Architecture · Daily Life · Monument

Charkaman – Introduction

The text below is an excerpt from an article published in the Hindu titled Glory of the Gates – http://www.hindu.com/mp/2004/03/10/stories/2004031000490300.htm. The following posts will talk about the four arches that stand in front of the Charminar.
When the fifth Qutb Shahi poet-king, Mohammed Quli Qutb Shah conceived the plan for the new city of Bhagyanagar – later Hyderabad – a few miles from the overcrowded Golconda Fort town, he wanted it to be “a replica of paradise, unequalled in the world”.

Among the chroniclers of the time, some described it as mythical, some saw in it a poetic metaphor – the Sultan being the first Urdu poet to boast of a diwan – and yet others, that he really meant it. After all, sultans dream big and this section of chroniclers vouch that he came close to achieving it at least in creating that aura. The piazza, gardens, fountains, boulevards, palaces, sarais all set to a grand scale lent the city a breathtaking image in the late 16th Century, leaving a lasting impression on foreign travellers and traders who visited the city. For Abul Kasim Ferishta (1570-1623), who came after seeing the great Mughal cities of Agra and Lahore, there was “no city as grand and as impressive as Hyderabad”. French traders and travellers like Tavernier and Thevenot had similar impressions.

The city’s plan itself looked mythical.

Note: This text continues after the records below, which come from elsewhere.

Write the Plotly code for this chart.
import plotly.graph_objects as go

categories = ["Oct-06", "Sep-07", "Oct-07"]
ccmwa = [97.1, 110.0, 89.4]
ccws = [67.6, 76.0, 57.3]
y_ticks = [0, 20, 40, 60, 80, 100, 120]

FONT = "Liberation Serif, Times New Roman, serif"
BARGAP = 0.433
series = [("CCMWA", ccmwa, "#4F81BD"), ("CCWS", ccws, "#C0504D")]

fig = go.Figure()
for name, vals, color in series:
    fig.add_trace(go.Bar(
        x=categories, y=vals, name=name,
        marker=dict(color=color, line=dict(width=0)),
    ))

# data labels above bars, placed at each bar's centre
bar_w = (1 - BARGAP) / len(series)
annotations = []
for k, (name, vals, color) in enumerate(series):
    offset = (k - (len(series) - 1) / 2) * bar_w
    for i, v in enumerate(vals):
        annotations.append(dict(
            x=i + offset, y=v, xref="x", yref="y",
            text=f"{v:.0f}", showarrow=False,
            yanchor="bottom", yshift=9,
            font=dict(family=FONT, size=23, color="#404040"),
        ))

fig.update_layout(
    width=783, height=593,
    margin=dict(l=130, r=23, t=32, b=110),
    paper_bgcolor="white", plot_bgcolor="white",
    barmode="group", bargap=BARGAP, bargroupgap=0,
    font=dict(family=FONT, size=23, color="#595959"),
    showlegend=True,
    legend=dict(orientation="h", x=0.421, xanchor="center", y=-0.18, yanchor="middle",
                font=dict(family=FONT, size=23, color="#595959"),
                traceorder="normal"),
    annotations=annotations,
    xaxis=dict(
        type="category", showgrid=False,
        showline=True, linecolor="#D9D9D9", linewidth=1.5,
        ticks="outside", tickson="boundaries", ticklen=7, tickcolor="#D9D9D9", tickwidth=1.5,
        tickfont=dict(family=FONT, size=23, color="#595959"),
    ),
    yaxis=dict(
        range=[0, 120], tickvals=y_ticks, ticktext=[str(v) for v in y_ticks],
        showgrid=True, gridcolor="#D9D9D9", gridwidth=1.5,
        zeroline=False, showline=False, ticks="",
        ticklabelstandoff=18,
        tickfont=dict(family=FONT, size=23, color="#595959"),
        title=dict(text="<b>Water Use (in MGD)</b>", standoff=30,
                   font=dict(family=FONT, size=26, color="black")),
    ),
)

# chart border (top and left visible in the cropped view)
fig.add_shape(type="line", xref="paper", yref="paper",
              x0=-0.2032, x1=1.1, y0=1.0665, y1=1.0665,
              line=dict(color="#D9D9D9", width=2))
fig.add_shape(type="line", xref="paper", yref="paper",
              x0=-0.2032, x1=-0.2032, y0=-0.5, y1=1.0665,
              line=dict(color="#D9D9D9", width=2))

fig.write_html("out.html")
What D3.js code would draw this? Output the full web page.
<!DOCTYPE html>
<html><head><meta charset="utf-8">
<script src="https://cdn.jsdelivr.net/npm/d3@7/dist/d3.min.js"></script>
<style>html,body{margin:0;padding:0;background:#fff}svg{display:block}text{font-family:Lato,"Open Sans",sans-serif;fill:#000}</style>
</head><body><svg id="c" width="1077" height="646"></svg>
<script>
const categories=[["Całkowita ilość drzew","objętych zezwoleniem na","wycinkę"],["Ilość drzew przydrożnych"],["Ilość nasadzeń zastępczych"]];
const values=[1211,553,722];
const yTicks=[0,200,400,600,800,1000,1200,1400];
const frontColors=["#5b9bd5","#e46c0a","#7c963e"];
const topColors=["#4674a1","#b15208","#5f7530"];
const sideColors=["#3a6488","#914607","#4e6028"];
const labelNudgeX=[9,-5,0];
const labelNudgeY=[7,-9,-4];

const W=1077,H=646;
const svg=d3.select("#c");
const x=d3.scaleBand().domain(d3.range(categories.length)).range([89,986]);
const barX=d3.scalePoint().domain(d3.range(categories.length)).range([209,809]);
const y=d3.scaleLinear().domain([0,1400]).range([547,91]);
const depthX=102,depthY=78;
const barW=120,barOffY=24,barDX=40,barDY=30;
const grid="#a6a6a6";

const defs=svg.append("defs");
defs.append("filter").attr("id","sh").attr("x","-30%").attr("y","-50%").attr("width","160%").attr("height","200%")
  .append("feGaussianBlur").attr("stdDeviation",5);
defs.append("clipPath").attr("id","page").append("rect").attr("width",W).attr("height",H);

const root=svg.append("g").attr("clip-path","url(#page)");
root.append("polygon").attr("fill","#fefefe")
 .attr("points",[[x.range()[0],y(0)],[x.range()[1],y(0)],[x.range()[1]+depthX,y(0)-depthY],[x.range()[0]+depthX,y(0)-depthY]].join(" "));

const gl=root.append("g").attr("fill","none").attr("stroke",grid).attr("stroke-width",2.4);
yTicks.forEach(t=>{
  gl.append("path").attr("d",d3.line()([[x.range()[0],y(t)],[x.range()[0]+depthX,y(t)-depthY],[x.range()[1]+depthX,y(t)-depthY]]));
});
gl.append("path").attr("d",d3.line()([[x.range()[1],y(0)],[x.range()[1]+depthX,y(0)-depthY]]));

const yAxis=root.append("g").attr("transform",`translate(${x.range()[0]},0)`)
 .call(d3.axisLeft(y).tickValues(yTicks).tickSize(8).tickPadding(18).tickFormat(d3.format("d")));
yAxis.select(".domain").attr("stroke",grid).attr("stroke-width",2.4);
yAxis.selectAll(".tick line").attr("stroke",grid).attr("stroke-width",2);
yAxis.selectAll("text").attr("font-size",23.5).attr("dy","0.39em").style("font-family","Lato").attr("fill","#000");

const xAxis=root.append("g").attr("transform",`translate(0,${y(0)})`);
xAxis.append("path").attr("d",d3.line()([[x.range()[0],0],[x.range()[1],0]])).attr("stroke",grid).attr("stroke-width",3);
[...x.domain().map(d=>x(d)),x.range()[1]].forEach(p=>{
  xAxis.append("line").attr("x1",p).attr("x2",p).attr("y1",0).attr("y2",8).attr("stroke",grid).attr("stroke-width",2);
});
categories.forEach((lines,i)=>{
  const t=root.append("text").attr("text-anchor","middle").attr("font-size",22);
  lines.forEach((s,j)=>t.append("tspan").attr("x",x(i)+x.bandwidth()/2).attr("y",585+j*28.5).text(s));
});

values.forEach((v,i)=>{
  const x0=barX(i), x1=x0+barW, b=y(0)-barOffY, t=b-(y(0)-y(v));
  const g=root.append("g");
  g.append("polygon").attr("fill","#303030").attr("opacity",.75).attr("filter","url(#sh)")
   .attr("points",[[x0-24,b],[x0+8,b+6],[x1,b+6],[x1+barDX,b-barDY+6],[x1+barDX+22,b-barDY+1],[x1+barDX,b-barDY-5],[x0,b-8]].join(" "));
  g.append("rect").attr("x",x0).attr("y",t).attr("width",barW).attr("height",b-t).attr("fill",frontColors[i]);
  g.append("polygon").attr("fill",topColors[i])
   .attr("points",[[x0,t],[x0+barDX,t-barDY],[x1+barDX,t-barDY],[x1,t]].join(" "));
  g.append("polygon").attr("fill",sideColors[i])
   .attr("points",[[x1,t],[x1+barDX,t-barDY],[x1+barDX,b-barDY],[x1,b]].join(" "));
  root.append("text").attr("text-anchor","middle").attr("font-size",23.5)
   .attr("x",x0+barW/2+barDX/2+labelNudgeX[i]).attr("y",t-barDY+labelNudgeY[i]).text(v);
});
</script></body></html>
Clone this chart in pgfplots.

In tune with the Sultan’s imagination, the city was planned on a “grid-iron” pattern in the form of a giant double cross with two main intersecting roads, 60 feet wide running north-south and east-west. The intersection of two main roads, marked the city centre where Charminar was built in 1591, the city’s enduring landmark. Giving shape to the Sultan’s dream plan was his trusted poet – prime minister, Mir Momin Ashtrabadi, who introduced elements of his native Iranian city of Isfahan.

After the completion of Charminar, about 250 feet to its north, the great piazza of four lofty arches known as Char Kaman was built in 1592, in perfect symmetrical scale. These arches are separated from their centre by 375 feet and the space between two arches facing each other is 750 feet. The dimension of each of these arches is simply gigantic. Each of them is 60 feet high, 36 feet wide at the base and six feet in thickness. So imposing are they that in the past a huge caparisoned elephant carrying a canopy could easily pass through them. The effort that might have gone into their building was stupendous. The Char Kaman and the Charminar formed part of a “conscious urban design scheme of the Qutb Shahis. One cannot be separated from the other”.